[Start Collected data]

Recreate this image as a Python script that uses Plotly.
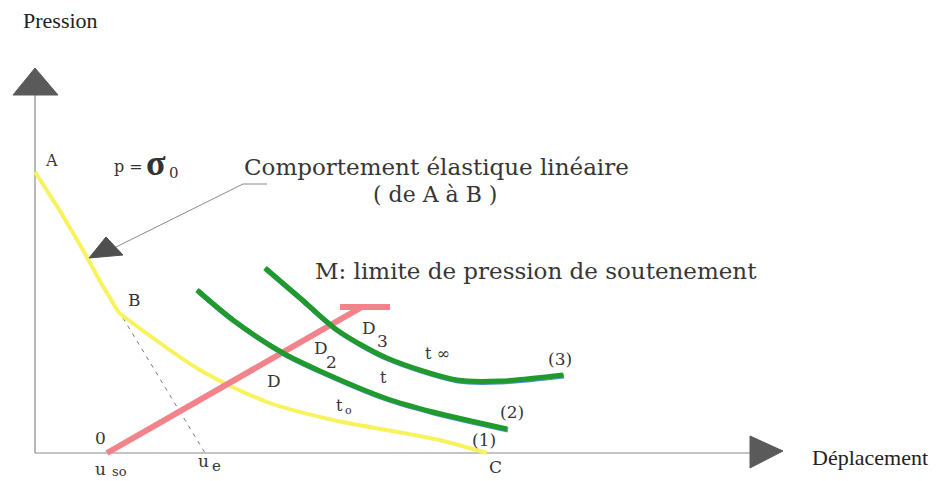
import plotly.graph_objects as go

# ---- diagram data (u = displacement, p = pressure, arbitrary units) ----
# curve (1): ground reaction curve, elastic branch A->B then plastic branch B->C
elastic_u = [0, 25, 48, 66, 84]
elastic_p = [281, 242, 203, 170, 140]
plastic_u = [84, 165, 232, 298, 400, 452]
plastic_p = [140, 83, 51, 33, 14, 0]

# support characteristic line from u_so up to the pressure limit M
support_u = [72, 327, 355]
support_p = [0, 146, 146]
support_cap_u = [305, 327]
support_cap_p = [146, 146]

# curve (2): time t
curve2_u = [162, 198, 248, 285, 350, 398, 472]
curve2_p = [163, 133, 100, 82, 55, 41, 24]

# curve (3): time t-infinity
curve3_u = [230, 265, 302, 352, 422, 465, 528]
curve3_p = [185, 155, 123, 95, 73, 72, 78]

# unloading line from B down to u_e
unload_u = [88, 170]
unload_p = [135, 0]

# callout leader for the elastic behaviour note
leader_u = [232, 208, 75]
leader_p = [269, 269, 203]
leader_head_u = [54, 71, 88]
leader_head_p = [195, 216, 198]

# axes extents
x_axis_end = 717
y_axis_end = 358

U_MIN, U_MAX = -35, 901
P_MIN, P_MAX = -28, 453

INK = "#363636"
AXIS_GREY = "#8a8a8a"
YELLOW = "#f8f35c"
PINK = "#f2838a"
GREEN = "#1f9a2b"
BLUE = "#4f8fd6"

fig = go.Figure()


def line(u, p, color, width, shape="linear", dash="solid", smoothing=1.0):
    fig.add_trace(go.Scatter(
        x=u, y=p, mode="lines",
        line=dict(color=color, width=width, shape=shape, dash=dash,
                  smoothing=smoothing),
        hoverinfo="skip", showlegend=False,
    ))


# axes
line([0, x_axis_end], [0, 0], AXIS_GREY, 1.2)
line([0, 0], [0, y_axis_end], AXIS_GREY, 1.2)

# unloading dashes and callout leader
line(unload_u, unload_p, "#7a7a7a", 1, dash="4px,5px")
line(leader_u, leader_p, "#8a8a8a", 1)

# curve (1)
line(elastic_u, elastic_p, YELLOW, 4)
line(plastic_u, plastic_p, YELLOW, 4, shape="spline", smoothing=0.8)

# support line
line(support_u, support_p, PINK, 6)
line(support_cap_u, support_cap_p, PINK, 6)

# curves (2) and (3): blue edge under green stroke
for cu, cp in ((curve2_u, curve2_p), (curve3_u, curve3_p)):
    line([v + 1 for v in cu], [v - 1 for v in cp], BLUE, 5, shape="spline",
         smoothing=0.8)
    line(cu, cp, GREEN, 5, shape="spline", smoothing=0.8)


# arrow heads (filled triangles)
def tri(us, ps, color):
    path = "M {} {} L {} {} L {} {} Z".format(us[0], ps[0], us[1], ps[1], us[2], ps[2])
    fig.add_shape(type="path", path=path, xref="x", yref="y",
                  fillcolor=color, line=dict(color=color, width=1))


tri([-22, 0, 23], [y_axis_end, y_axis_end + 27, y_axis_end], "#5a5a5a")
tri([x_axis_end - 2, x_axis_end + 31, x_axis_end - 2], [17, 2, -15], "#5a5a5a")
tri(leader_head_u, leader_head_p, "#4f4f4f")

SERIF = "DejaVu Serif"
TIMES = "Liberation Serif"


def label(text, u, p, size=16, family=SERIF, color=INK, **kw):
    fig.add_annotation(x=u, y=p, text=text, showarrow=False,
                       font=dict(family=family, size=size, color=color),
                       xanchor="center", yanchor="middle", **kw)


label("Pression", 25, 433, size=22, family=TIMES, color="#222")
label("Déplacement", 835, -4, size=22, family=TIMES, color="#222")

label("A", 16, 293, size=16)
label("p =", 93, 287, size=16)
label("<b>σ</b>", 121, 290, size=36, family=TIMES, color="#333")
label("0", 139, 280, size=15)
label("Comportement élastique linéaire", 401, 286, size=23)
label("( de A à B )", 400, 259, size=22)
label("M: limite de pression de soutenement", 501, 182, size=23)

label("B", 99, 153, size=17)
label("D", 239, 72, size=17)
label("D", 286, 105, size=17)
label("2", 296, 91, size=17)
label("D", 334, 125, size=17)
label("3", 347, 112, size=17)
label("t ∞", 402, 100, size=16)
label("t", 348, 76, size=16)
label("t", 304, 48, size=16)
label("o", 313, 43, size=11)
label("(1)", 449, 13, size=17)
label("(2)", 477, 41, size=17)
label("(3)", 525, 94, size=17)
label("C", 460, -14, size=17)
label("0", 65, 15, size=17)
label("u", 168, -8, size=17)
label("e", 181, -13, size=15)
label("u", 65, -16, size=17)
label("so", 84, -18, size=13)

fig.update_xaxes(range=[U_MIN, U_MAX], visible=False, fixedrange=True)
fig.update_yaxes(range=[P_MIN, P_MAX], visible=False, fixedrange=True)
fig.update_layout(
    width=936, height=481,
    margin=dict(l=0, r=0, t=0, b=0),
    paper_bgcolor="white", plot_bgcolor="white",
    showlegend=False,
)

fig.write_html("out.html")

[End Collected data]

## Problem statement
Restate the listing above word for word, and skip the pictures.

## Exercise response
Recreate this image as a Python script that uses Plotly.
import plotly.graph_objects as go

# ---- diagram data (u = displacement, p = pressure, arbitrary units) ----
# curve (1): ground reaction curve, elastic branch A->B then plastic branch B->C
elastic_u = [0, 25, 48, 66, 84]
elastic_p = [281, 242, 203, 170, 140]
plastic_u = [84, 165, 232, 298, 400, 452]
plastic_p = [140, 83, 51, 33, 14, 0]

# support characteristic line from u_so up to the pressure limit M
support_u = [72, 327, 355]
support_p = [0, 146, 146]
support_cap_u = [305, 327]
support_cap_p = [146, 146]

# curve (2): time t
curve2_u = [162, 198, 248, 285, 350, 398, 472]
curve2_p = [163, 133, 100, 82, 55, 41, 24]

# curve (3): time t-infinity
curve3_u = [230, 265, 302, 352, 422, 465, 528]
curve3_p = [185, 155, 123, 95, 73, 72, 78]

# unloading line from B down to u_e
unload_u = [88, 170]
unload_p = [135, 0]

# callout leader for the elastic behaviour note
leader_u = [232, 208, 75]
leader_p = [269, 269, 203]
leader_head_u = [54, 71, 88]
leader_head_p = [195, 216, 198]

# axes extents
x_axis_end = 717
y_axis_end = 358

U_MIN, U_MAX = -35, 901
P_MIN, P_MAX = -28, 453

INK = "#363636"
AXIS_GREY = "#8a8a8a"
YELLOW = "#f8f35c"
PINK = "#f2838a"
GREEN = "#1f9a2b"
BLUE = "#4f8fd6"

fig = go.Figure()


def line(u, p, color, width, shape="linear", dash="solid", smoothing=1.0):
    fig.add_trace(go.Scatter(
        x=u, y=p, mode="lines",
        line=dict(color=color, width=width, shape=shape, dash=dash,
                  smoothing=smoothing),
        hoverinfo="skip", showlegend=False,
    ))


# axes
line([0, x_axis_end], [0, 0], AXIS_GREY, 1.2)
line([0, 0], [0, y_axis_end], AXIS_GREY, 1.2)

# unloading dashes and callout leader
line(unload_u, unload_p, "#7a7a7a", 1, dash="4px,5px")
line(leader_u, leader_p, "#8a8a8a", 1)

# curve (1)
line(elastic_u, elastic_p, YELLOW, 4)
line(plastic_u, plastic_p, YELLOW, 4, shape="spline", smoothing=0.8)

# support line
line(support_u, support_p, PINK, 6)
line(support_cap_u, support_cap_p, PINK, 6)

# curves (2) and (3): blue edge under green stroke
for cu, cp in ((curve2_u, curve2_p), (curve3_u, curve3_p)):
    line([v + 1 for v in cu], [v - 1 for v in cp], BLUE, 5, shape="spline",
         smoothing=0.8)
    line(cu, cp, GREEN, 5, shape="spline", smoothing=0.8)


# arrow heads (filled triangles)
def tri(us, ps, color):
    path = "M {} {} L {} {} L {} {} Z".format(us[0], ps[0], us[1], ps[1], us[2], ps[2])
    fig.add_shape(type="path", path=path, xref="x", yref="y",
                  fillcolor=color, line=dict(color=color, width=1))


tri([-22, 0, 23], [y_axis_end, y_axis_end + 27, y_axis_end], "#5a5a5a")
tri([x_axis_end - 2, x_axis_end + 31, x_axis_end - 2], [17, 2, -15], "#5a5a5a")
tri(leader_head_u, leader_head_p, "#4f4f4f")

SERIF = "DejaVu Serif"
TIMES = "Liberation Serif"


def label(text, u, p, size=16, family=SERIF, color=INK, **kw):
    fig.add_annotation(x=u, y=p, text=text, showarrow=False,
                       font=dict(family=family, size=size, color=color),
                       xanchor="center", yanchor="middle", **kw)


label("Pression", 25, 433, size=22, family=TIMES, color="#222")
label("Déplacement", 835, -4, size=22, family=TIMES, color="#222")

label("A", 16, 293, size=16)
label("p =", 93, 287, size=16)
label("<b>σ</b>", 121, 290, size=36, family=TIMES, color="#333")
label("0", 139, 280, size=15)
label("Comportement élastique linéaire", 401, 286, size=23)
label("( de A à B )", 400, 259, size=22)
label("M: limite de pression de soutenement", 501, 182, size=23)

label("B", 99, 153, size=17)
label("D", 239, 72, size=17)
label("D", 286, 105, size=17)
label("2", 296, 91, size=17)
label("D", 334, 125, size=17)
label("3", 347, 112, size=17)
label("t ∞", 402, 100, size=16)
label("t", 348, 76, size=16)
label("t", 304, 48, size=16)
label("o", 313, 43, size=11)
label("(1)", 449, 13, size=17)
label("(2)", 477, 41, size=17)
label("(3)", 525, 94, size=17)
label("C", 460, -14, size=17)
label("0", 65, 15, size=17)
label("u", 168, -8, size=17)
label("e", 181, -13, size=15)
label("u", 65, -16, size=17)
label("so", 84, -18, size=13)

fig.update_xaxes(range=[U_MIN, U_MAX], visible=False, fixedrange=True)
fig.update_yaxes(range=[P_MIN, P_MAX], visible=False, fixedrange=True)
fig.update_layout(
    width=936, height=481,
    margin=dict(l=0, r=0, t=0, b=0),
    paper_bgcolor="white", plot_bgcolor="white",
    showlegend=False,
)

fig.write_html("out.html")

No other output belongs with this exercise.